CHALLENGE |
All of the material below is to be restated word for word, apart from the pictures.

------------------------------------------------

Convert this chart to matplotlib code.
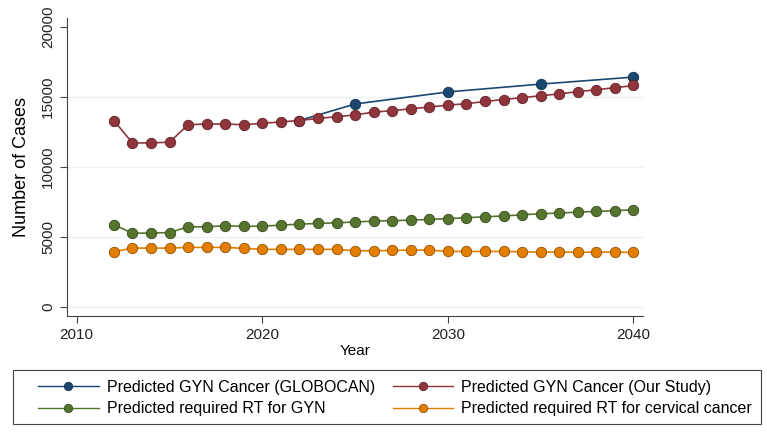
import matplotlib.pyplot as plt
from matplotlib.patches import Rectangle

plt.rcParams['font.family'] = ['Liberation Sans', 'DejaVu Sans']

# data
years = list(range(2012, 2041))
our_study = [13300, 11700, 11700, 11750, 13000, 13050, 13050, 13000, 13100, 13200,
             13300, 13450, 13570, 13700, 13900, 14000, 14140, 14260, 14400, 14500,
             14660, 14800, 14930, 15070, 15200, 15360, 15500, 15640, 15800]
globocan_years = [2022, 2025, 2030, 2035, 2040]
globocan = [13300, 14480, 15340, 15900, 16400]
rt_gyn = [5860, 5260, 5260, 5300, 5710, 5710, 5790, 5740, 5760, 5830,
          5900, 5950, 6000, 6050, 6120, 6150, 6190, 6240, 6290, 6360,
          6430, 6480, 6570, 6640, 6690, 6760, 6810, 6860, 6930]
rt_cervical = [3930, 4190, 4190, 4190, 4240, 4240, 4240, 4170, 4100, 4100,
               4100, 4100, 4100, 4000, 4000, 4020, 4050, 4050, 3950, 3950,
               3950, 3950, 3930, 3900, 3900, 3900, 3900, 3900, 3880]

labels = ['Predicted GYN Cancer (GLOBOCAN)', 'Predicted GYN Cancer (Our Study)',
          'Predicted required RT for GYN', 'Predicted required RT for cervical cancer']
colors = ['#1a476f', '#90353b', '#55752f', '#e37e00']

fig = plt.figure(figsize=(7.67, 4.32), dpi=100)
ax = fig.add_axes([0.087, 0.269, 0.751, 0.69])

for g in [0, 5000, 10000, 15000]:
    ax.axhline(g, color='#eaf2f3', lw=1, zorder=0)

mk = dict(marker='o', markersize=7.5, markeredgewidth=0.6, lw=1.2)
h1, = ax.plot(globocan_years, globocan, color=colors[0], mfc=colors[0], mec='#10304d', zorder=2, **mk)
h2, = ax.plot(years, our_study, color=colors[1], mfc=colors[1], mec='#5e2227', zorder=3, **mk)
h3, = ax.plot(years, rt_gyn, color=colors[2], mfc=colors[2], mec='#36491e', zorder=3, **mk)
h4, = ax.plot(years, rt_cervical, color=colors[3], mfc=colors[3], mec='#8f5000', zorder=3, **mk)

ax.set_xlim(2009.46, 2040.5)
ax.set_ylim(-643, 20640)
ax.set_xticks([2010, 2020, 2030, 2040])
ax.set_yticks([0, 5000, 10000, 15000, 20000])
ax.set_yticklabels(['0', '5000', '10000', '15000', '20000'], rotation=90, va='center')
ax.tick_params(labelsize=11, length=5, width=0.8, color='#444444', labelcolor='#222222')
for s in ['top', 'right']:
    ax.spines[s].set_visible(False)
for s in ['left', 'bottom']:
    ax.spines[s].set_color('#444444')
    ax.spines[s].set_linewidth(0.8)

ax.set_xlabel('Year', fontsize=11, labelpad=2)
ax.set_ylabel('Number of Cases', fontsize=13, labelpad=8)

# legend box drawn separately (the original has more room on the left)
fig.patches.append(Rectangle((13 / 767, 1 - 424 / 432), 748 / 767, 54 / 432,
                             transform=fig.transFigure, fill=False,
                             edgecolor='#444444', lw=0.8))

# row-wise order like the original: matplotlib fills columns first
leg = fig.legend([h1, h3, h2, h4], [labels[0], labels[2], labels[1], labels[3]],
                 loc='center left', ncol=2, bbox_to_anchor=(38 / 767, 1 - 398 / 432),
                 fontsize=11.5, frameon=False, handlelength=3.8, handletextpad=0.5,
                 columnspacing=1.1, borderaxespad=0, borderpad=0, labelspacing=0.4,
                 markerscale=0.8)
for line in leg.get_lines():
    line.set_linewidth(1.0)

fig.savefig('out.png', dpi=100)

------------------------------------------------

EXERCISE OUTPUT |
Convert this chart to matplotlib code.
import matplotlib.pyplot as plt
from matplotlib.patches import Rectangle

plt.rcParams['font.family'] = ['Liberation Sans', 'DejaVu Sans']

# data
years = list(range(2012, 2041))
our_study = [13300, 11700, 11700, 11750, 13000, 13050, 13050, 13000, 13100, 13200,
             13300, 13450, 13570, 13700, 13900, 14000, 14140, 14260, 14400, 14500,
             14660, 14800, 14930, 15070, 15200, 15360, 15500, 15640, 15800]
globocan_years = [2022, 2025, 2030, 2035, 2040]
globocan = [13300, 14480, 15340, 15900, 16400]
rt_gyn = [5860, 5260, 5260, 5300, 5710, 5710, 5790, 5740, 5760, 5830,
          5900, 5950, 6000, 6050, 6120, 6150, 6190, 6240, 6290, 6360,
          6430, 6480, 6570, 6640, 6690, 6760, 6810, 6860, 6930]
rt_cervical = [3930, 4190, 4190, 4190, 4240, 4240, 4240, 4170, 4100, 4100,
               4100, 4100, 4100, 4000, 4000, 4020, 4050, 4050, 3950, 3950,
               3950, 3950, 3930, 3900, 3900, 3900, 3900, 3900, 3880]

labels = ['Predicted GYN Cancer (GLOBOCAN)', 'Predicted GYN Cancer (Our Study)',
          'Predicted required RT for GYN', 'Predicted required RT for cervical cancer']
colors = ['#1a476f', '#90353b', '#55752f', '#e37e00']

fig = plt.figure(figsize=(7.67, 4.32), dpi=100)
ax = fig.add_axes([0.087, 0.269, 0.751, 0.69])

for g in [0, 5000, 10000, 15000]:
    ax.axhline(g, color='#eaf2f3', lw=1, zorder=0)

mk = dict(marker='o', markersize=7.5, markeredgewidth=0.6, lw=1.2)
h1, = ax.plot(globocan_years, globocan, color=colors[0], mfc=colors[0], mec='#10304d', zorder=2, **mk)
h2, = ax.plot(years, our_study, color=colors[1], mfc=colors[1], mec='#5e2227', zorder=3, **mk)
h3, = ax.plot(years, rt_gyn, color=colors[2], mfc=colors[2], mec='#36491e', zorder=3, **mk)
h4, = ax.plot(years, rt_cervical, color=colors[3], mfc=colors[3], mec='#8f5000', zorder=3, **mk)

ax.set_xlim(2009.46, 2040.5)
ax.set_ylim(-643, 20640)
ax.set_xticks([2010, 2020, 2030, 2040])
ax.set_yticks([0, 5000, 10000, 15000, 20000])
ax.set_yticklabels(['0', '5000', '10000', '15000', '20000'], rotation=90, va='center')
ax.tick_params(labelsize=11, length=5, width=0.8, color='#444444', labelcolor='#222222')
for s in ['top', 'right']:
    ax.spines[s].set_visible(False)
for s in ['left', 'bottom']:
    ax.spines[s].set_color('#444444')
    ax.spines[s].set_linewidth(0.8)

ax.set_xlabel('Year', fontsize=11, labelpad=2)
ax.set_ylabel('Number of Cases', fontsize=13, labelpad=8)

# legend box drawn separately (the original has more room on the left)
fig.patches.append(Rectangle((13 / 767, 1 - 424 / 432), 748 / 767, 54 / 432,
                             transform=fig.transFigure, fill=False,
                             edgecolor='#444444', lw=0.8))

# row-wise order like the original: matplotlib fills columns first
leg = fig.legend([h1, h3, h2, h4], [labels[0], labels[2], labels[1], labels[3]],
                 loc='center left', ncol=2, bbox_to_anchor=(38 / 767, 1 - 398 / 432),
                 fontsize=11.5, frameon=False, handlelength=3.8, handletextpad=0.5,
                 columnspacing=1.1, borderaxespad=0, borderpad=0, labelspacing=0.4,
                 markerscale=0.8)
for line in leg.get_lines():
    line.set_linewidth(1.0)

fig.savefig('out.png', dpi=100)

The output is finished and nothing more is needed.